§ **SET PROBLEM**: Copy out all the lines exactly. Omit pictures.

§ **RECORD EXTRACTS**:
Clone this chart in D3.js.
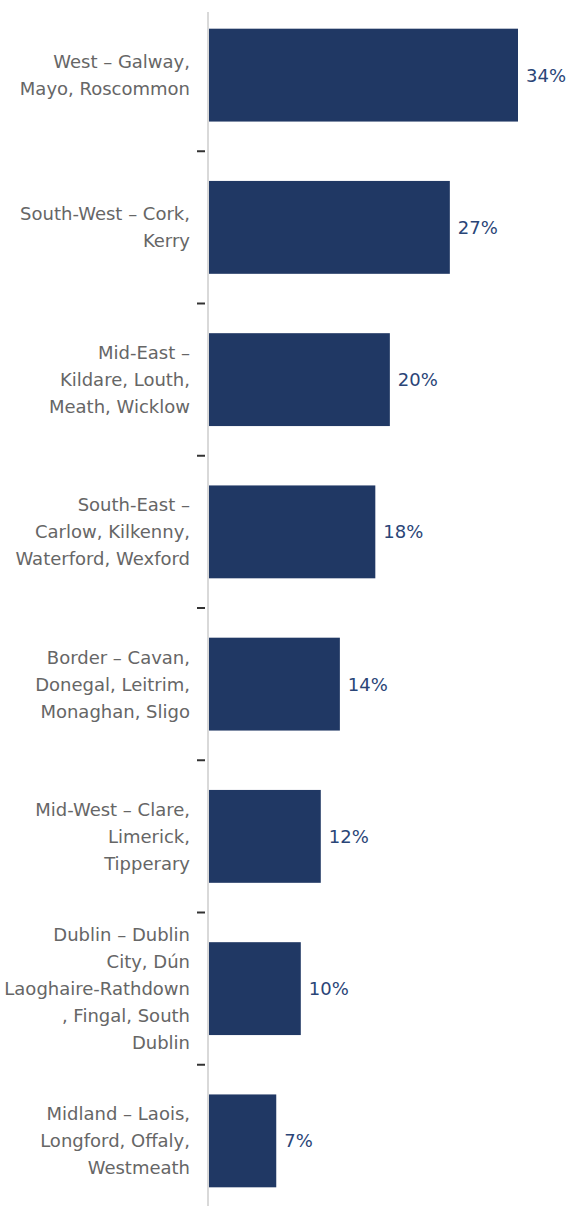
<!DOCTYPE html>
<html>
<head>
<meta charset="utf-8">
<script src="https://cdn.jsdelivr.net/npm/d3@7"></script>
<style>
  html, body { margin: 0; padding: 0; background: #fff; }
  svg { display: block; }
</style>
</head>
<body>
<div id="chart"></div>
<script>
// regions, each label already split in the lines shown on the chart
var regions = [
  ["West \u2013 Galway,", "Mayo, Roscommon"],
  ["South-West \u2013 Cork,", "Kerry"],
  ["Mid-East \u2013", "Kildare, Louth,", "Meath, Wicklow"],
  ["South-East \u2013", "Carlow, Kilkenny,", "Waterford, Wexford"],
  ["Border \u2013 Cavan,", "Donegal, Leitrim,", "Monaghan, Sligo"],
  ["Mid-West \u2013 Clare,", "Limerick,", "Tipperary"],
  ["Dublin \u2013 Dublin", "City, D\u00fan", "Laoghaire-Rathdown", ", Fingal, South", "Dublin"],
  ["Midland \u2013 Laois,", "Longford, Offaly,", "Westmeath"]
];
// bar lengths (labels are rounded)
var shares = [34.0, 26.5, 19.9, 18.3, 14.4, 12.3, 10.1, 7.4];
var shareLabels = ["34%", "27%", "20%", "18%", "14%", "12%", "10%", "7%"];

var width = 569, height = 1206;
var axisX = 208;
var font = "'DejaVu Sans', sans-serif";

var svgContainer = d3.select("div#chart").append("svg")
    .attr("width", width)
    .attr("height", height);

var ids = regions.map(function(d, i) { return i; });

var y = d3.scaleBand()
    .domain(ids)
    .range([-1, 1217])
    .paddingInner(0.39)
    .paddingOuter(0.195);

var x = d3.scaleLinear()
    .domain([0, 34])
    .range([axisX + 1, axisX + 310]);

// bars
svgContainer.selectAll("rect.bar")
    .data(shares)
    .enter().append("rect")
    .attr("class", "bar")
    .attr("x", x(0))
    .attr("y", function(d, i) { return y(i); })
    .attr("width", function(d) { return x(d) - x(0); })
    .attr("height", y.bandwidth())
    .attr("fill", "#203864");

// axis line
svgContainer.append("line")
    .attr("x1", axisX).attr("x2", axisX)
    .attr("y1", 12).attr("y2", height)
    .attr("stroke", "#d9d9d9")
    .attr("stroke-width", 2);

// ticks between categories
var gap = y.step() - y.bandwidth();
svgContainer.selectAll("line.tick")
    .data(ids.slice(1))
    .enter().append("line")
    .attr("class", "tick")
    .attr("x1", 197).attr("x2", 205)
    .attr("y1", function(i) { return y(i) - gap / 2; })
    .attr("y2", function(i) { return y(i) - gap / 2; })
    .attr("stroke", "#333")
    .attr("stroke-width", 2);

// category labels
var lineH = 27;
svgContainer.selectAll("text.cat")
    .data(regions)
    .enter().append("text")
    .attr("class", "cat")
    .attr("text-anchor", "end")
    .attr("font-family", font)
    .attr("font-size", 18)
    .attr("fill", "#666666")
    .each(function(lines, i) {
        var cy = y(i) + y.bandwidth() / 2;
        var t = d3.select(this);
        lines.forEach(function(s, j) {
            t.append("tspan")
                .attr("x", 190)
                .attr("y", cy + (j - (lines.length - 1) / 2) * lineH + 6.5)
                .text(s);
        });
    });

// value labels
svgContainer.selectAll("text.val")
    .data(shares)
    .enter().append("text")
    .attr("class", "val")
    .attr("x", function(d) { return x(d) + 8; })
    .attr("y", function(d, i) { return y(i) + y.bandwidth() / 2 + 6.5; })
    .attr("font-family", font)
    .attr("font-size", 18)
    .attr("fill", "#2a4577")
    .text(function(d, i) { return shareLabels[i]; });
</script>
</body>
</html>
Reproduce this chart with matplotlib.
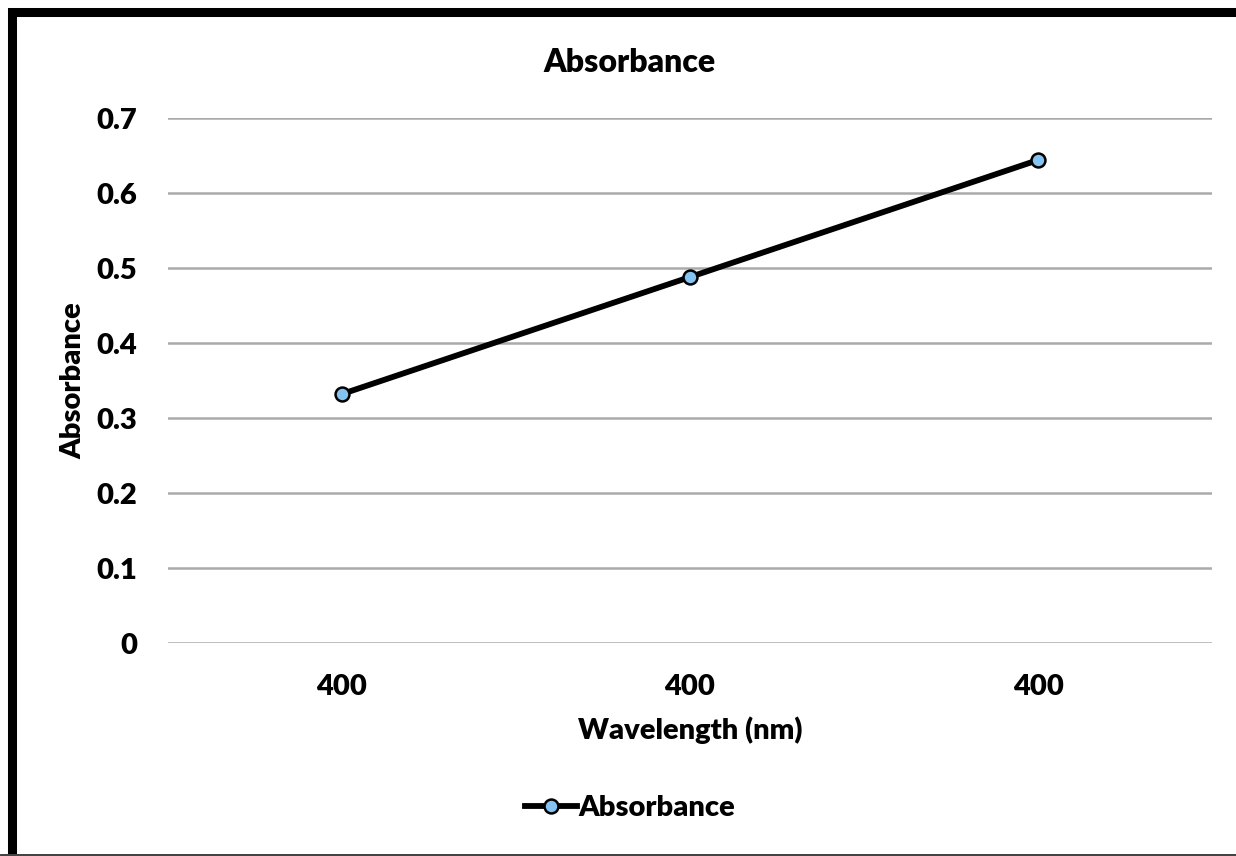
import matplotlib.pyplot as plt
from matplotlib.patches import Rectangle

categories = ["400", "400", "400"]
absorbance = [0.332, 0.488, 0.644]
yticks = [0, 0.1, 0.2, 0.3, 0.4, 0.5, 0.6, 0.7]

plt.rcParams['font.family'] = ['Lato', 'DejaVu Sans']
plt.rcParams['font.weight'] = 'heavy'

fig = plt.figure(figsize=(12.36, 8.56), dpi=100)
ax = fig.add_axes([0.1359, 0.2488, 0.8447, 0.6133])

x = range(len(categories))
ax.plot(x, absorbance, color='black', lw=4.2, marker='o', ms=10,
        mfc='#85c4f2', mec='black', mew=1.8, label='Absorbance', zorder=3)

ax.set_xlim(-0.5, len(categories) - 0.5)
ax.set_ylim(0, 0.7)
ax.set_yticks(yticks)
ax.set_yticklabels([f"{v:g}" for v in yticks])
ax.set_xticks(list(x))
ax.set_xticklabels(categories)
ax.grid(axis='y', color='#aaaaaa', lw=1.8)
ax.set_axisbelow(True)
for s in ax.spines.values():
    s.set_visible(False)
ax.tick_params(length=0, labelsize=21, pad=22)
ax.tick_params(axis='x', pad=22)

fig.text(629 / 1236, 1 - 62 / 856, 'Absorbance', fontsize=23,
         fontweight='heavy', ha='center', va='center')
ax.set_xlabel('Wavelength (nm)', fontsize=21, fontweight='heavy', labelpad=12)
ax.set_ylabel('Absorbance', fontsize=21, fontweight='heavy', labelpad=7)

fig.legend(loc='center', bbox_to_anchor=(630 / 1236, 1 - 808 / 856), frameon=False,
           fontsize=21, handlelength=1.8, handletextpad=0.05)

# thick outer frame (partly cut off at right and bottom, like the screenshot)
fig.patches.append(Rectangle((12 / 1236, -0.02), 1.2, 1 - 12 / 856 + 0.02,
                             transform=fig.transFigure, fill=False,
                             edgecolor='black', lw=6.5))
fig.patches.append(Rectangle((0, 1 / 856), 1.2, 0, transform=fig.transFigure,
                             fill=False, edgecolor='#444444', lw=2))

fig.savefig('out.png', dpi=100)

§ **RESPONSE TO THE EXERCISE**:
Clone this chart in D3.js.
<!DOCTYPE html>
<html>
<head>
<meta charset="utf-8">
<script src="https://cdn.jsdelivr.net/npm/d3@7"></script>
<style>
  html, body { margin: 0; padding: 0; background: #fff; }
  svg { display: block; }
</style>
</head>
<body>
<div id="chart"></div>
<script>
// regions, each label already split in the lines shown on the chart
var regions = [
  ["West \u2013 Galway,", "Mayo, Roscommon"],
  ["South-West \u2013 Cork,", "Kerry"],
  ["Mid-East \u2013", "Kildare, Louth,", "Meath, Wicklow"],
  ["South-East \u2013", "Carlow, Kilkenny,", "Waterford, Wexford"],
  ["Border \u2013 Cavan,", "Donegal, Leitrim,", "Monaghan, Sligo"],
  ["Mid-West \u2013 Clare,", "Limerick,", "Tipperary"],
  ["Dublin \u2013 Dublin", "City, D\u00fan", "Laoghaire-Rathdown", ", Fingal, South", "Dublin"],
  ["Midland \u2013 Laois,", "Longford, Offaly,", "Westmeath"]
];
// bar lengths (labels are rounded)
var shares = [34.0, 26.5, 19.9, 18.3, 14.4, 12.3, 10.1, 7.4];
var shareLabels = ["34%", "27%", "20%", "18%", "14%", "12%", "10%", "7%"];

var width = 569, height = 1206;
var axisX = 208;
var font = "'DejaVu Sans', sans-serif";

var svgContainer = d3.select("div#chart").append("svg")
    .attr("width", width)
    .attr("height", height);

var ids = regions.map(function(d, i) { return i; });

var y = d3.scaleBand()
    .domain(ids)
    .range([-1, 1217])
    .paddingInner(0.39)
    .paddingOuter(0.195);

var x = d3.scaleLinear()
    .domain([0, 34])
    .range([axisX + 1, axisX + 310]);

// bars
svgContainer.selectAll("rect.bar")
    .data(shares)
    .enter().append("rect")
    .attr("class", "bar")
    .attr("x", x(0))
    .attr("y", function(d, i) { return y(i); })
    .attr("width", function(d) { return x(d) - x(0); })
    .attr("height", y.bandwidth())
    .attr("fill", "#203864");

// axis line
svgContainer.append("line")
    .attr("x1", axisX).attr("x2", axisX)
    .attr("y1", 12).attr("y2", height)
    .attr("stroke", "#d9d9d9")
    .attr("stroke-width", 2);

// ticks between categories
var gap = y.step() - y.bandwidth();
svgContainer.selectAll("line.tick")
    .data(ids.slice(1))
    .enter().append("line")
    .attr("class", "tick")
    .attr("x1", 197).attr("x2", 205)
    .attr("y1", function(i) { return y(i) - gap / 2; })
    .attr("y2", function(i) { return y(i) - gap / 2; })
    .attr("stroke", "#333")
    .attr("stroke-width", 2);

// category labels
var lineH = 27;
svgContainer.selectAll("text.cat")
    .data(regions)
    .enter().append("text")
    .attr("class", "cat")
    .attr("text-anchor", "end")
    .attr("font-family", font)
    .attr("font-size", 18)
    .attr("fill", "#666666")
    .each(function(lines, i) {
        var cy = y(i) + y.bandwidth() / 2;
        var t = d3.select(this);
        lines.forEach(function(s, j) {
            t.append("tspan")
                .attr("x", 190)
                .attr("y", cy + (j - (lines.length - 1) / 2) * lineH + 6.5)
                .text(s);
        });
    });

// value labels
svgContainer.selectAll("text.val")
    .data(shares)
    .enter().append("text")
    .attr("class", "val")
    .attr("x", function(d) { return x(d) + 8; })
    .attr("y", function(d, i) { return y(i) + y.bandwidth() / 2 + 6.5; })
    .attr("font-family", font)
    .attr("font-size", 18)
    .attr("fill", "#2a4577")
    .text(function(d, i) { return shareLabels[i]; });
</script>
</body>
</html>
Reproduce this chart with matplotlib.
import matplotlib.pyplot as plt
from matplotlib.patches import Rectangle

categories = ["400", "400", "400"]
absorbance = [0.332, 0.488, 0.644]
yticks = [0, 0.1, 0.2, 0.3, 0.4, 0.5, 0.6, 0.7]

plt.rcParams['font.family'] = ['Lato', 'DejaVu Sans']
plt.rcParams['font.weight'] = 'heavy'

fig = plt.figure(figsize=(12.36, 8.56), dpi=100)
ax = fig.add_axes([0.1359, 0.2488, 0.8447, 0.6133])

x = range(len(categories))
ax.plot(x, absorbance, color='black', lw=4.2, marker='o', ms=10,
        mfc='#85c4f2', mec='black', mew=1.8, label='Absorbance', zorder=3)

ax.set_xlim(-0.5, len(categories) - 0.5)
ax.set_ylim(0, 0.7)
ax.set_yticks(yticks)
ax.set_yticklabels([f"{v:g}" for v in yticks])
ax.set_xticks(list(x))
ax.set_xticklabels(categories)
ax.grid(axis='y', color='#aaaaaa', lw=1.8)
ax.set_axisbelow(True)
for s in ax.spines.values():
    s.set_visible(False)
ax.tick_params(length=0, labelsize=21, pad=22)
ax.tick_params(axis='x', pad=22)

fig.text(629 / 1236, 1 - 62 / 856, 'Absorbance', fontsize=23,
         fontweight='heavy', ha='center', va='center')
ax.set_xlabel('Wavelength (nm)', fontsize=21, fontweight='heavy', labelpad=12)
ax.set_ylabel('Absorbance', fontsize=21, fontweight='heavy', labelpad=7)

fig.legend(loc='center', bbox_to_anchor=(630 / 1236, 1 - 808 / 856), frameon=False,
           fontsize=21, handlelength=1.8, handletextpad=0.05)

# thick outer frame (partly cut off at right and bottom, like the screenshot)
fig.patches.append(Rectangle((12 / 1236, -0.02), 1.2, 1 - 12 / 856 + 0.02,
                             transform=fig.transFigure, fill=False,
                             edgecolor='black', lw=6.5))
fig.patches.append(Rectangle((0, 1 / 856), 1.2, 0, transform=fig.transFigure,
                             fill=False, edgecolor='#444444', lw=2))

fig.savefig('out.png', dpi=100)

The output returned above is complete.